E se sarà bravo nel suo lavoro forse una analogia la troverà in quell’altra immagine, quella di un tecnico vestito di bianco (un meccanico? un idraulico?) che spinge un bottone, stacca una spina, e decreta la morte di un vecchio malato perché “i lettini mancano” e bisogna far posto a chi “statisticamente” ha più possibilità di farcela.

Nella storia dell’umanità spesso si è dovuto fare una scelta.

Sacrificare gli inutili e i più deboli per salvare i più forti, i più adatti.

Ma una scelta sempre dettata dalla necessità, dalla mancanza di risorse, dalla lotta disperata contro la natura ostile.

Oggi per quei disperati che si ammassano ai confini del mondo “libero e civile”, ci sarebbe cibo a sufficienza, ci sarebbero case, scuole, lavoro, se il lavoro non fosse merce usata per arricchire le poche minoranze che ci campano su.

E chi è morto per mancanza di cure sa bene che quei lettini si potevano approntare, che, se non lo si è fatto, è perché non lo si è voluto fare.

Perché le risorse e la capacità produttiva, oggi immense, sono indirizzate ad arricchire i padroni dell’economia e, con le briciole, sostentare i ceti sociali parassitari che vivono alla loro ombra.

E pure gli sbirri e i manifestanti.

Indifferenza di fronte all’assassinio di migliaia di persone perché “non era possibile curarli“.

Non con farmaci miracolosi e mirabolanti, ma procurandogli una semplice bombola di ossigeno, una macchina per farli respirare, un infermiere.

Indifferenza verso chi crepa di fame fuori dagli steccati del nostro cortile.

Indifferenza.

Quella stessa soffocante indifferenza che la cronaca ci racconta si respirava nei paesi vicini ai lager dove venivano gasati i rifiuti umani nei tempi passati.

Gente che si tappa il naso e si volta dall’altra parte quando l’odore acre del fumo dei camini gli rovina la salutare passeggiata a cui è abituato.

Ma anche questo è un prodotto sociale, frutto amaro dei tempi in cui il capitale riusciva ancora ad avere margini di profitto tali da poter comprare, oltre alla forza materiale della persone, la loro anima.

Il loro convinto consenso.

Non so come andranno le cose, ma certo c’è poco da sperare da quella parte del mondo che fino a ieri ha goduto, anche se in forma sempre più precaria, delle briciole che “colavano” dalla tavola dei loro padroni.

Schiavi “da cortile” destinati a scomparire quando gli schiavi “dei campi di cotone” bruceranno la casa in cui vivono, nemmeno tanto male, nei sottoscala.

Forse c’è bisogno che una intera generazione corrotta dalla falsa coscienza e dai “benefit” dell’economia di mercato tiri le cuoia e sparisca, lasciando spazio a quei bambini e a quelle bambine che a milioni invaderanno le nostre contrade.

Coloro che non hanno più nulla da perdere che cresceranno e impareranno alla scuola della sopravvivenza.

E presenteranno il conto, statene certi.

Essi hanno la forza del numero.
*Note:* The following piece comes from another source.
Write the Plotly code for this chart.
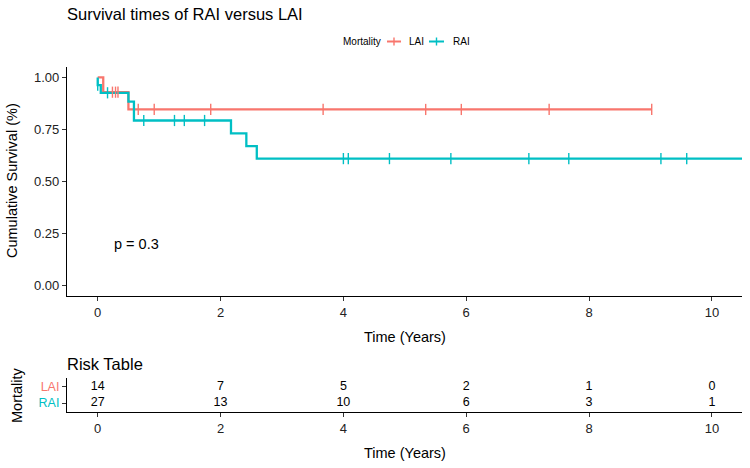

Per quanti ne ammazzate, altrettanti ne arriveranno.

Sono il prodotto dello stesso sviluppo economico.

Più vi arricchite, più poveri create.

Più progredite più rifiuti sociali create.

È la quantità a un certo punto del processo si trasforma in qualità.

Quei bambini e quelle bambine sapranno come badare a se stessi.

E i loro figli balleranno nelle nostre biblioteche usando i nostri libri, i nostri codici, i giornali dove sono descritte le nostre “eroiche” gesta, per riscaldarsi nelle sere d’inverno.